Rezension

"Wahrscheinlich der einzige Junge im Reservat, der nicht schießen konnte" (S.309)

Das Haus des Windes - Louise Erdrich

Das Haus des Windes
von Louise Erdrich

Bewertet mit 5 Sternen

das war bzw. ist Joe, der aus vergleichsweise behüteten Verhältnissen stammt und mit seinen Eltern und inmitten seiner Freunde ein ausgesprochen beschauliches Leben führt - bis seiner Mutter ein schlimmes Unglück widerfährt und nichts mehr so ist, wie es war. Die Autorin Louise Erdrich schildert in diesem Roman eine eindringliche Geschichte um Würde, Achtung und Menschlichkeit, um Erbarmen - aber auch um Erbarmungslosigkeit, um Rache, um Vergeltung und Erniedrigung, um das Leid. Wir lernen Joes Familie, aber auch andere Bewohner des Reservats und drumherum kennen, sie alle sind Teil der Entwicklungen, die die Erzählung nimmt. In einer wunderbaren, kraftvollen, wenn auch manchmal sparsamen Sprache lässt Erdrich den Leser eintauchen in die Ereignisse rund um das Rundhaus - so auch der Titel im Original. Einen kleinen Einblick in die Aussagekraft der Autorin gibt die folgende Sequenz, in der Joe über seine Mutter spricht: "Wir hatten beide das Gefühl, dass sie einem Ort der äußersten Einsamkeit entgegenging, von wo sie vielleicht nie mehr zurückkommen würde." (S.58)

Ein kluges, gekonnt geschriebenes Buch, für das die Autorin 2012 den National Book Award erhalten hat und das trotz des eher sachlichen, manchmal fast kargen Stils ein ungeheures Ausmaß an Herzenswärme enthält. Louise Erdrich ist eine wahrhaft große Autorin, der ich noch mannigfaltige Preise wie durchaus auch den Literaturnobelpreis zutraue und vor allem gönne.

Die Autorin versteht sich auf die Sprache zwischen den Zeilen - in ihrem ganz besonderen, klaren Stil vermag sie auf relativ wenig Seiten - weit unter vierhundert sind es - eine eigene Welt zu erschaffen, Botschaften zu senden und das Bedürfnis nach MEHR zu wecken: mehr brillianter, kraftvoller Literatur, mehr spannenden und gut erzählten Themen, mehr wichtigen Botschaften, mehr eindringlichen Zitaten - eben einfach nach mehr Erdrich!
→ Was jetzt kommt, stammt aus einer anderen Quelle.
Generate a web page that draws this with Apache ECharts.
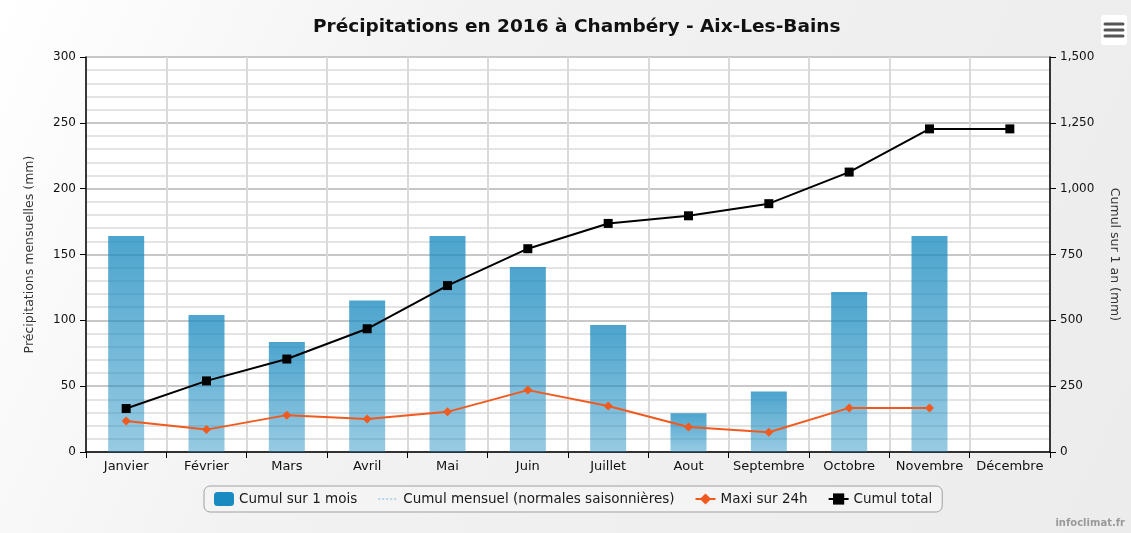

Wobei ich mir fast anmaßend dabei vorkomme, dergestalt über diese großartige Autorin zu urteilen, sie zu bewerten! Wer sie lesen sollte? Mütter, Väter, Schwestern, Brüder, Töchter und Söhne - solche, die am großen Amerika verzweifeln und wenig Hoffnung in sich tragen, aber auch solche, die von den U.S.A lernen wollen! Natürlich nicht alles, um Himmels Willen, bei weitem nicht! Aber Louise Erdrich ist eine Autorin, die uns Wichtiges aufzeigt, die Werte für sich sprechen lässt. Auch die vielen Englisch-Leistungskurse im ganzen Land, die Fakultäten für Anglistik an den Hochschulen, deren Lehrer und Dozenten verzweifelt nach aktueller Lektüre suchen, die die Schüler aufrüttelt, sie packt: Versucht es mal hiermit! Ihr habt zumindest eine Chance!